When told that the RBI’s stated policy was to intervene only when there was volatility in the exchange market, Acharya said it was difficult to define what volatility was. In fact, that gave room to intervene in the market, he said.

Soumya Kanti Ghosh, chief economist with the State Bank of India group, said tweaking exchange rates would give only a limited push to the economy.

He said inflation targeting had its pitfalls because it appreciated currencies not only in India but worldwide.

Depreciating the rupee would work against inflation targeting, he said. He said the government should rather go for fiscal expansion and capital expenditure.

It should do it this year because next year there would be a pre-election Budget, in which more focus might be laid on social welfare schemes, he said.

He said the government should pursue this policy even if the fiscal deficit breached the target of 3.2 per cent of gross domestic product (GDP).

The deficit has reached 92 per cent of the Budget target in four months.

Also, the government could pursue fiscal expansion without resorting to market borrowing because it could use short-term treasury bills, a practice it pursued last year.

Devendra Pant, chief economist, Icra, said the policy could be pursued but it had its own costs.

Buying of dollars by the RBI will increase rupee liquidity, for which market stabilisation schemes or the standing deposit facility is required and the interest rate on such absorption should be lower than the reverse repo rate.
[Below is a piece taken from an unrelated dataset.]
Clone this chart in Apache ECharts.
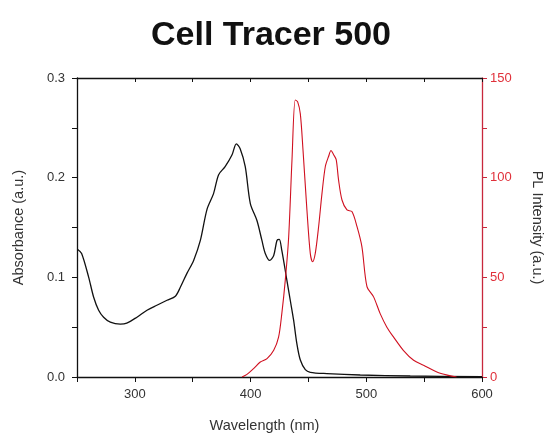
<!DOCTYPE html>
<html>
<head>
<meta charset="utf-8">
<script src="https://cdn.jsdelivr.net/npm/echarts@6/dist/echarts.min.js"></script>
<style>html,body{margin:0;padding:0;background:#fff;}#c{width:548px;height:434px;}</style>
</head>
<body>
<div id="c"></div>
<script>
var titleText = 'Cell Tracer 500';
var xName = 'Wavelength (nm)';
var yLeftName = 'Absorbance (a.u.)';
var yRightName = 'PL Intensity (a.u.)';

var absWl  = [250.6,254,260,264.4,268.7,273,278.8,287.4,293,301.8,310.5,319,327.8,335,339.3,345,350.8,356.6,362.3,368,372.4,378,384,387.7,391,395.4,399.8,405.5,409.8,412.7,416.5,420,422.8,424.8,427,431.4,434.3,437.2,440,443,447.3,451.6,466,494.8,538,600];
var absVal = [0.128,0.124,0.1005,0.080,0.067,0.060,0.055,0.053,0.054,0.060,0.067,0.072,0.077,0.081,0.090,0.104,0.117,0.137,0.168,0.184,0.203,0.211,0.223,0.234,0.229,0.211,0.174,0.157,0.137,0.124,0.117,0.122,0.137,0.138,0.127,0.097,0.077,0.057,0.0335,0.017,0.0074,0.0047,0.0034,0.002,0.001,0.0003];

var plWl  = [392.6,396.9,402.6,408.4,414.2,420,424.2,427,430,432.9,435.8,438.6,440.7,443,445.3,448.7,451.6,453.6,455.9,458.8,461.7,464.6,467.4,469.5,471.8,474,476,479,483.3,487.6,492,496.2,500.6,506.3,512,517.8,523.6,532,540.9,549.5,561,571,578];
var plVal = [0,1.3,4.2,7.5,9.2,13.4,20,31.8,48.6,70,109,139,138,132,114,83.8,62,57.8,62,75.4,92,105.6,110.6,113.6,111.5,109,99,88.8,83.8,83,75.4,65.4,45.3,40.2,31.8,25,20,13.4,8.4,5.9,2.5,0.8,0];

var xTicks = [300,400,500,600];
var yLeftTicks = [0,0.1,0.2,0.3];
var yRightTicks = [0,50,100,150];

function pairs(a,b){return a.map(function(v,i){return [v,b[i]];});}

var font = 'Liberation Sans, Arial, sans-serif';
var red = '#d01020';
var redAxis = '#c8283c';
var chart = echarts.init(document.getElementById('c'));
chart.setOption({
  animation:false,
  title:{text:titleText,left:266,textAlign:'center',top:14,textStyle:{fontFamily:font,fontWeight:'bold',fontSize:34,color:'#111'}},
  grid:{left:77,right:66,top:78,bottom:57,containLabel:false,outerBoundsMode:'none'},
  xAxis:[{
    type:'value',min:250,max:600,interval:50,position:'bottom',
    name:xName,nameLocation:'middle',nameGap:41,
    nameTextStyle:{fontFamily:font,fontSize:14.5,color:'#333',padding:[0,30,0,0]},
    axisLine:{onZero:false,lineStyle:{color:'#111',width:1.3}},
    axisTick:{inside:false,length:5,lineStyle:{color:'#111'}},
    axisLabel:{fontFamily:font,fontSize:13,color:'#333',margin:11,formatter:function(v){return xTicks.indexOf(v)>=0?String(v):'';}},
    splitLine:{show:false}
  },{
    type:'value',min:250,max:600,interval:50,position:'top',
    axisLine:{onZero:false,lineStyle:{color:'#111',width:1.3}},
    axisTick:{inside:true,length:4,lineStyle:{color:'#111'}},
    axisLabel:{show:false},splitLine:{show:false}
  }],
  yAxis:[{
    type:'value',min:0,max:0.3,interval:0.05,position:'left',
    name:yLeftName,nameLocation:'middle',nameGap:51,
    nameTextStyle:{fontFamily:font,fontSize:14.5,color:'#333'},
    axisLine:{onZero:false,lineStyle:{color:'#111',width:1.3}},
    axisTick:{inside:false,length:5,lineStyle:{color:'#111'}},
    axisLabel:{fontFamily:font,fontSize:13,color:'#333',margin:12,formatter:function(v){var r=Math.round(v*100)/100;return yLeftTicks.indexOf(r)>=0?r.toFixed(1):'';}},
    splitLine:{show:false}
  },{
    type:'value',min:0,max:150,interval:25,position:'right',
    name:yRightName,nameLocation:'middle',nameGap:47,nameRotate:-90,
    nameTextStyle:{fontFamily:font,fontSize:14.5,color:'#333'},
    axisLine:{onZero:false,lineStyle:{color:redAxis,width:1.3}},
    axisTick:{inside:false,length:5,lineStyle:{color:redAxis}},
    axisLabel:{fontFamily:font,fontSize:13,color:'#e0303a',margin:8,formatter:function(v){return yRightTicks.indexOf(v)>=0?String(v):'';}},
    splitLine:{show:false}
  }],
  series:[{
    type:'line',xAxisIndex:0,yAxisIndex:0,data:pairs(absWl,absVal),
    showSymbol:false,smooth:0.3,lineStyle:{color:'#111',width:1.3}
  },{
    type:'line',xAxisIndex:0,yAxisIndex:1,data:pairs(plWl,plVal),
    showSymbol:false,smooth:0.3,lineStyle:{color:red,width:1.1}
  }]
});
</script>
</body>
</html>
Besides, boosting economic activity through the exchange rate depends on how strong the global demand for the country’s exports is.

The share of exports in GDP, after having adjusted for inflation, declined to 19.4 per cent in the first quarter of the current financial year from 20.2 per cent in the year-ago period.

Domestic production has problems, which could get only a limited boost from exchange rate tweaking, Pant said.

Besides, intervention has to be not only against the dollar but competing currencies such as the Chinese yuan, according to him.

Aditi Nayar, principal economist with Icra, said the data released by the RBI indicated that it had been intervening in the spot and forward markets, and made a spot purchase of more than $11 billion in April-July 2017.

She said stemming foreign portfolio inflows (FPI) might reduce the appreciating trend of the rupee.

This could be done in debt markets.

A modest rise in the corporate debt limit for FPIs would restrict the magnitude of inflows in the coming months, she said.

The RBI is likely to announce a hike in the foreign portfolio investment limit in corporate bonds by around $2 billion from the current $51 billion.

According to the website of National Securities Depository Ltd, 99.2 per cent of the $51 billion cap has been utilised as of September 15.

According to sources, the RBI has told experts that it has been intervening in the market and is willing to do so in keeping with the movement in the dollar index.

The central bank, according to sources, said it did not want to intervene more. There is always the risk of getting the label of being a currency manipulator, which the RBI does not want, sources say.

It also expressed reluctance to intervene to alter the rupee value against the yuan because the neighbouring country can use capital controls to change the value of its currency.